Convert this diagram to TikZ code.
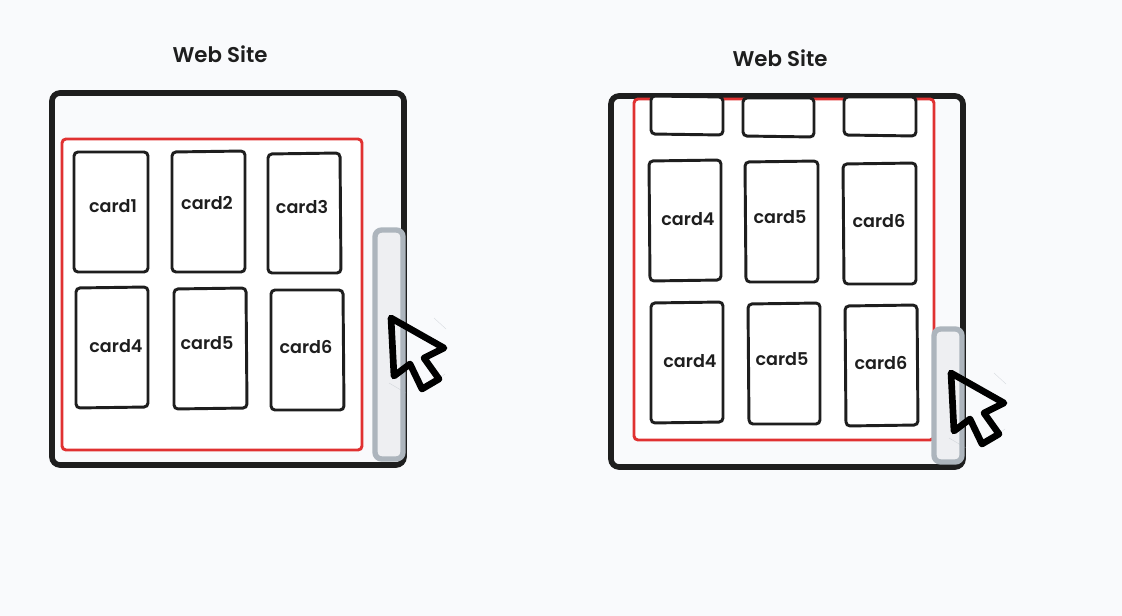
\documentclass[tikz,border=0pt]{standalone}
\usepackage{fontspec}
\setmainfont{Poppins SemiBold}
\definecolor{bgc}{HTML}{F9FAFC}
\definecolor{ink}{HTML}{1E1E1E}
\definecolor{redc}{HTML}{E03131}
\definecolor{barc}{HTML}{ADB5BD}
\definecolor{barf}{HTML}{EEEFF2}
\tikzset{
  x=0.75pt,y=-0.75pt,
  outerbox/.style={draw=ink,line width=4.2pt,rounded corners=6pt},
  redbox/.style={draw=redc,line width=2.2pt,rounded corners=3pt,fill=white},
  cardbox/.style={draw=ink,line width=2.2pt,rounded corners=3pt,fill=white},
  barbox/.style={draw=barc,line width=4pt,rounded corners=5pt,fill=barf},
  arrowcursor/.style={draw=black,line width=5pt,line join=round},
  faintline/.style={draw=barc,line width=0.25pt,opacity=0.5},
  lbl/.style={inner sep=0pt,font=\fontsize{13.2pt}{15pt}\selectfont,text=ink},
  ttl/.style={inner sep=0pt,font=\fontsize{16pt}{18pt}\selectfont,text=ink},
  pics/cursormark/.style={code={
    \draw[faintline] (43,0) -- (55,11);
    \draw[faintline] (-2,65) -- (15,75);
    \draw[faintline] (33,72) -- (54,56);
    \draw[arrowcursor] (0,0) -- (53,30) -- (33,40) -- (48,61) -- (31,71) -- (19,46) -- (3,58) -- cycle;
  }},
}
\begin{document}
\begin{tikzpicture}
\useasboundingbox (0,0) rectangle (1122,616);
\fill[bgc] (0,0) rectangle (1122,616);
% left
\node[ttl] (t1) at (220,54) {Web Site};
\draw[outerbox] (52,93) -- (404,93) -- (404,465) -- (52,465) -- cycle;
\draw[redbox] (62,139) rectangle (362,450);
\draw[cardbox] (74,152) -- (148,152) -- (148,272) -- (74,272) -- cycle;
\draw[cardbox] (172,152) -- (245,151) -- (245,272) -- (172,272) -- cycle;
\draw[cardbox] (268,154) -- (340,153) -- (341,273) -- (268,273) -- cycle;
\draw[cardbox] (76,288) -- (148,287) -- (148,407) -- (76,408) -- cycle;
\draw[cardbox] (174,289) -- (246,288) -- (247,408) -- (174,409) -- cycle;
\draw[cardbox] (271,290) -- (343,290) -- (344,410) -- (271,410) -- cycle;
\node[lbl] (a1) at (113,206) {card1};
\node[lbl] (a2) at (207,203) {card2};
\node[lbl] (a3) at (302,207) {card3};
\node[lbl] (a4) at (116,346) {card4};
\node[lbl] (a5) at (207,343) {card5};
\node[lbl] (a6) at (306,347) {card6};
\draw[barbox] (375,230) rectangle (403,459);
\pic at (391,318) {cursormark};
% right
\node[ttl] (t2) at (780,58) {Web Site};
\draw[outerbox] (611,96) -- (963,96) -- (963,467) -- (611,467) -- cycle;
\draw[redbox] (634,99) rectangle (934,440);
\draw[cardbox] (651,96) -- (723,97) -- (723,135) -- (651,134) -- cycle;
\draw[cardbox] (743,98) -- (814,98) -- (814,137) -- (743,136) -- cycle;
\draw[cardbox] (844,97) -- (916,97) -- (916,136) -- (844,135) -- cycle;
\draw[cardbox] (649,161) -- (721,160) -- (721,280) -- (650,281) -- cycle;
\draw[cardbox] (745,162) -- (818,161) -- (818,282) -- (746,282) -- cycle;
\draw[cardbox] (843,164) -- (916,163) -- (916,284) -- (844,284) -- cycle;
\draw[cardbox] (651,303) -- (723,302) -- (723,422) -- (651,423) -- cycle;
\draw[cardbox] (748,304) -- (820,303) -- (820,424) -- (749,424) -- cycle;
\draw[cardbox] (845,306) -- (917,305) -- (918,425) -- (846,426) -- cycle;
\node[lbl] (b1) at (688,219) {card4};
\node[lbl] (b2) at (780,217) {card5};
\node[lbl] (b3) at (879,221) {card6};
\node[lbl] (b4) at (690,361) {card4};
\node[lbl] (b5) at (782,359) {card5};
\node[lbl] (b6) at (881,363) {card6};
\draw[barbox] (934,329) rectangle (962,462);
\pic at (951,373) {cursormark};
\end{tikzpicture}
\end{document}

**STATED TASK:** Skip every picture and transcribe the data above exactly.

**CORRECT RESPONSE:**
Convert this diagram to TikZ code.
\documentclass[tikz,border=0pt]{standalone}
\usepackage{fontspec}
\setmainfont{Poppins SemiBold}
\definecolor{bgc}{HTML}{F9FAFC}
\definecolor{ink}{HTML}{1E1E1E}
\definecolor{redc}{HTML}{E03131}
\definecolor{barc}{HTML}{ADB5BD}
\definecolor{barf}{HTML}{EEEFF2}
\tikzset{
  x=0.75pt,y=-0.75pt,
  outerbox/.style={draw=ink,line width=4.2pt,rounded corners=6pt},
  redbox/.style={draw=redc,line width=2.2pt,rounded corners=3pt,fill=white},
  cardbox/.style={draw=ink,line width=2.2pt,rounded corners=3pt,fill=white},
  barbox/.style={draw=barc,line width=4pt,rounded corners=5pt,fill=barf},
  arrowcursor/.style={draw=black,line width=5pt,line join=round},
  faintline/.style={draw=barc,line width=0.25pt,opacity=0.5},
  lbl/.style={inner sep=0pt,font=\fontsize{13.2pt}{15pt}\selectfont,text=ink},
  ttl/.style={inner sep=0pt,font=\fontsize{16pt}{18pt}\selectfont,text=ink},
  pics/cursormark/.style={code={
    \draw[faintline] (43,0) -- (55,11);
    \draw[faintline] (-2,65) -- (15,75);
    \draw[faintline] (33,72) -- (54,56);
    \draw[arrowcursor] (0,0) -- (53,30) -- (33,40) -- (48,61) -- (31,71) -- (19,46) -- (3,58) -- cycle;
  }},
}
\begin{document}
\begin{tikzpicture}
\useasboundingbox (0,0) rectangle (1122,616);
\fill[bgc] (0,0) rectangle (1122,616);
% left
\node[ttl] (t1) at (220,54) {Web Site};
\draw[outerbox] (52,93) -- (404,93) -- (404,465) -- (52,465) -- cycle;
\draw[redbox] (62,139) rectangle (362,450);
\draw[cardbox] (74,152) -- (148,152) -- (148,272) -- (74,272) -- cycle;
\draw[cardbox] (172,152) -- (245,151) -- (245,272) -- (172,272) -- cycle;
\draw[cardbox] (268,154) -- (340,153) -- (341,273) -- (268,273) -- cycle;
\draw[cardbox] (76,288) -- (148,287) -- (148,407) -- (76,408) -- cycle;
\draw[cardbox] (174,289) -- (246,288) -- (247,408) -- (174,409) -- cycle;
\draw[cardbox] (271,290) -- (343,290) -- (344,410) -- (271,410) -- cycle;
\node[lbl] (a1) at (113,206) {card1};
\node[lbl] (a2) at (207,203) {card2};
\node[lbl] (a3) at (302,207) {card3};
\node[lbl] (a4) at (116,346) {card4};
\node[lbl] (a5) at (207,343) {card5};
\node[lbl] (a6) at (306,347) {card6};
\draw[barbox] (375,230) rectangle (403,459);
\pic at (391,318) {cursormark};
% right
\node[ttl] (t2) at (780,58) {Web Site};
\draw[outerbox] (611,96) -- (963,96) -- (963,467) -- (611,467) -- cycle;
\draw[redbox] (634,99) rectangle (934,440);
\draw[cardbox] (651,96) -- (723,97) -- (723,135) -- (651,134) -- cycle;
\draw[cardbox] (743,98) -- (814,98) -- (814,137) -- (743,136) -- cycle;
\draw[cardbox] (844,97) -- (916,97) -- (916,136) -- (844,135) -- cycle;
\draw[cardbox] (649,161) -- (721,160) -- (721,280) -- (650,281) -- cycle;
\draw[cardbox] (745,162) -- (818,161) -- (818,282) -- (746,282) -- cycle;
\draw[cardbox] (843,164) -- (916,163) -- (916,284) -- (844,284) -- cycle;
\draw[cardbox] (651,303) -- (723,302) -- (723,422) -- (651,423) -- cycle;
\draw[cardbox] (748,304) -- (820,303) -- (820,424) -- (749,424) -- cycle;
\draw[cardbox] (845,306) -- (917,305) -- (918,425) -- (846,426) -- cycle;
\node[lbl] (b1) at (688,219) {card4};
\node[lbl] (b2) at (780,217) {card5};
\node[lbl] (b3) at (879,221) {card6};
\node[lbl] (b4) at (690,361) {card4};
\node[lbl] (b5) at (782,359) {card5};
\node[lbl] (b6) at (881,363) {card6};
\draw[barbox] (934,329) rectangle (962,462);
\pic at (951,373) {cursormark};
\end{tikzpicture}
\end{document}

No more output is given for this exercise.